* Instructions to follow
Everything in the listing except the pictures should be written out exactly.

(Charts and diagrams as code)
>> start

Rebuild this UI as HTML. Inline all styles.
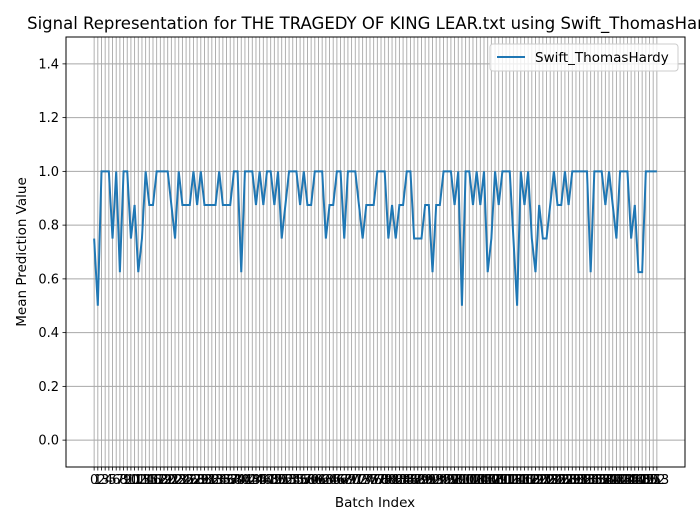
<!DOCTYPE html>
<html><head><meta charset="utf-8"><style>
body{margin:0;background:#fff;overflow:hidden;}
svg{font-family:"DejaVu Sans","Liberation Sans",sans-serif;}
</style></head><body>
<svg id="chart" width="700" height="525" xmlns="http://www.w3.org/2000/svg">
<rect width="700" height="525" fill="#fff"/>
<g id="grid"></g>
<g id="ticks"></g>
<polyline id="line" fill="none" stroke="#1f77b4" stroke-width="2"/>
<rect x="66" y="37" width="619" height="430" fill="none" stroke="#000" stroke-width="1"/>
<text x="375.5" y="29" text-anchor="middle" font-size="16.5">Signal Representation for THE TRAGEDY OF KING LEAR.txt using Swift_ThomasHardy</text>
<text x="375" y="507" text-anchor="middle" font-size="13.5">Batch Index</text>
<text transform="translate(26,252) rotate(-90)" text-anchor="middle" font-size="13.5">Mean Prediction Value</text>
<g>
<rect x="490" y="44" width="188" height="27" rx="3" fill="#fff" fill-opacity="0.8" stroke="#ccc"/>
<line x1="497" y1="57" x2="525" y2="57" stroke="#1f77b4" stroke-width="2"/>
<text x="535" y="62" font-size="13.5">Swift_ThomasHardy</text>
</g>
</svg>
<script>
const values=[0.75,0.5,1,1,1,0.75,1,0.625,1,1,0.75,0.875,0.625,0.75,1,0.875,0.875,1,1,1,1,0.875,0.75,1,0.875,0.875,0.875,1,0.875,1,0.875,0.875,0.875,0.875,1,0.875,0.875,0.875,1,1,
0.625,1,1,1,0.875,1,0.875,1,1,0.875,1,0.75,0.875,1,1,1,0.875,1,0.875,0.875,1,1,1,0.75,0.875,0.875,1,1,0.75,1,1,1,0.875,0.75,0.875,0.875,0.875,1,1,1,
0.75,0.875,0.75,0.875,0.875,1,1,0.75,0.75,0.75,0.875,0.875,0.625,0.875,0.875,1,1,1,0.875,1,0.5,1,1,0.875,1,0.875,1,0.625,0.75,1,0.875,1,1,1,0.75,0.5,
1,0.875,1,0.75,0.625,0.875,0.75,0.75,0.875,1,0.875,0.875,1,0.875,1,1,1,1,1,0.625,1,1,1,0.875,1,0.875,0.75,1,1,1,0.75,0.875,0.625,0.625,1,1,1,1];
const yTicks=[0,0.2,0.4,0.6,0.8,1.0,1.2,1.4];
const L=66,R=685,T=37,B=467;
const n=values.length;
const xmin=-(n-1)*0.05,xmax=(n-1)*1.05;
const ymin=-0.1,ymax=1.5;
const X=i=>L+(i-xmin)/(xmax-xmin)*(R-L);
const Y=v=>B-(v-ymin)/(ymax-ymin)*(B-T);
const NS='http://www.w3.org/2000/svg';
const grid=document.getElementById('grid'),ticks=document.getElementById('ticks');
function mk(tag,attrs,parent){const e=document.createElementNS(NS,tag);for(const k in attrs)e.setAttribute(k,attrs[k]);parent.appendChild(e);return e;}
for(let i=0;i<n;i++){
  const x=X(i);
  const g=mk('line',{x1:x,x2:x,y1:T,y2:B,stroke:'#a8a8a8','stroke-width':0.9},grid);
  
  
  const t=mk('line',{x1:x,x2:x,y1:B,y2:B+3.5,stroke:'#000','stroke-width':0.8},ticks);
  
  
  const lb=mk('text',{x:x,y:B+17,'text-anchor':'middle','font-size':13},ticks);
  lb.textContent=String(i);
  
  
}
yTicks.forEach(v=>{
  const y=Y(v);
  const g=mk('line',{x1:L,x2:R,y1:y,y2:y,stroke:'#a8a8a8','stroke-width':0.9},grid);
  
  
  const t=mk('line',{x1:L-3.5,x2:L,y1:y,y2:y,stroke:'#000','stroke-width':0.8},ticks);
  
  
  const lb=mk('text',{x:L-7,y:y+4.5,'text-anchor':'end','font-size':13},ticks);
  lb.textContent=v.toFixed(1);
  
  
});
document.getElementById('line').setAttribute('points',values.map((v,i)=>X(i).toFixed(2)+','+Y(v).toFixed(2)).join(' '));
</script>
</body></html>
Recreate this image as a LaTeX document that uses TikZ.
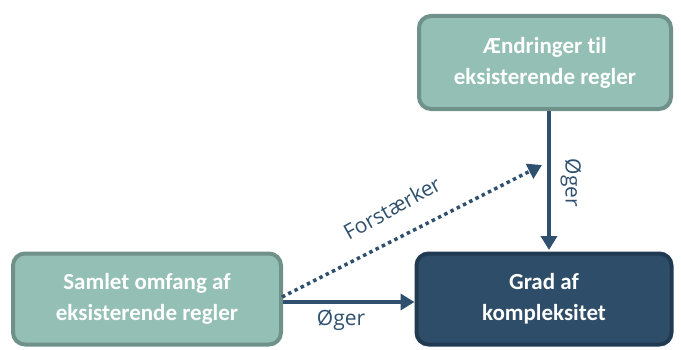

>> end

* Answer in full
Rebuild this UI as HTML. Inline all styles.
<!DOCTYPE html>
<html><head><meta charset="utf-8"><style>
body{margin:0;background:#fff;overflow:hidden;}
svg{font-family:"DejaVu Sans","Liberation Sans",sans-serif;}
</style></head><body>
<svg id="chart" width="700" height="525" xmlns="http://www.w3.org/2000/svg">
<rect width="700" height="525" fill="#fff"/>
<g id="grid"></g>
<g id="ticks"></g>
<polyline id="line" fill="none" stroke="#1f77b4" stroke-width="2"/>
<rect x="66" y="37" width="619" height="430" fill="none" stroke="#000" stroke-width="1"/>
<text x="375.5" y="29" text-anchor="middle" font-size="16.5">Signal Representation for THE TRAGEDY OF KING LEAR.txt using Swift_ThomasHardy</text>
<text x="375" y="507" text-anchor="middle" font-size="13.5">Batch Index</text>
<text transform="translate(26,252) rotate(-90)" text-anchor="middle" font-size="13.5">Mean Prediction Value</text>
<g>
<rect x="490" y="44" width="188" height="27" rx="3" fill="#fff" fill-opacity="0.8" stroke="#ccc"/>
<line x1="497" y1="57" x2="525" y2="57" stroke="#1f77b4" stroke-width="2"/>
<text x="535" y="62" font-size="13.5">Swift_ThomasHardy</text>
</g>
</svg>
<script>
const values=[0.75,0.5,1,1,1,0.75,1,0.625,1,1,0.75,0.875,0.625,0.75,1,0.875,0.875,1,1,1,1,0.875,0.75,1,0.875,0.875,0.875,1,0.875,1,0.875,0.875,0.875,0.875,1,0.875,0.875,0.875,1,1,
0.625,1,1,1,0.875,1,0.875,1,1,0.875,1,0.75,0.875,1,1,1,0.875,1,0.875,0.875,1,1,1,0.75,0.875,0.875,1,1,0.75,1,1,1,0.875,0.75,0.875,0.875,0.875,1,1,1,
0.75,0.875,0.75,0.875,0.875,1,1,0.75,0.75,0.75,0.875,0.875,0.625,0.875,0.875,1,1,1,0.875,1,0.5,1,1,0.875,1,0.875,1,0.625,0.75,1,0.875,1,1,1,0.75,0.5,
1,0.875,1,0.75,0.625,0.875,0.75,0.75,0.875,1,0.875,0.875,1,0.875,1,1,1,1,1,0.625,1,1,1,0.875,1,0.875,0.75,1,1,1,0.75,0.875,0.625,0.625,1,1,1,1];
const yTicks=[0,0.2,0.4,0.6,0.8,1.0,1.2,1.4];
const L=66,R=685,T=37,B=467;
const n=values.length;
const xmin=-(n-1)*0.05,xmax=(n-1)*1.05;
const ymin=-0.1,ymax=1.5;
const X=i=>L+(i-xmin)/(xmax-xmin)*(R-L);
const Y=v=>B-(v-ymin)/(ymax-ymin)*(B-T);
const NS='http://www.w3.org/2000/svg';
const grid=document.getElementById('grid'),ticks=document.getElementById('ticks');
function mk(tag,attrs,parent){const e=document.createElementNS(NS,tag);for(const k in attrs)e.setAttribute(k,attrs[k]);parent.appendChild(e);return e;}
for(let i=0;i<n;i++){
  const x=X(i);
  const g=mk('line',{x1:x,x2:x,y1:T,y2:B,stroke:'#a8a8a8','stroke-width':0.9},grid);
  
  
  const t=mk('line',{x1:x,x2:x,y1:B,y2:B+3.5,stroke:'#000','stroke-width':0.8},ticks);
  
  
  const lb=mk('text',{x:x,y:B+17,'text-anchor':'middle','font-size':13},ticks);
  lb.textContent=String(i);
  
  
}
yTicks.forEach(v=>{
  const y=Y(v);
  const g=mk('line',{x1:L,x2:R,y1:y,y2:y,stroke:'#a8a8a8','stroke-width':0.9},grid);
  
  
  const t=mk('line',{x1:L-3.5,x2:L,y1:y,y2:y,stroke:'#000','stroke-width':0.8},ticks);
  
  
  const lb=mk('text',{x:L-7,y:y+4.5,'text-anchor':'end','font-size':13},ticks);
  lb.textContent=v.toFixed(1);
  
  
});
document.getElementById('line').setAttribute('points',values.map((v,i)=>X(i).toFixed(2)+','+Y(v).toFixed(2)).join(' '));
</script>
</body></html>
Recreate this image as a LaTeX document that uses TikZ.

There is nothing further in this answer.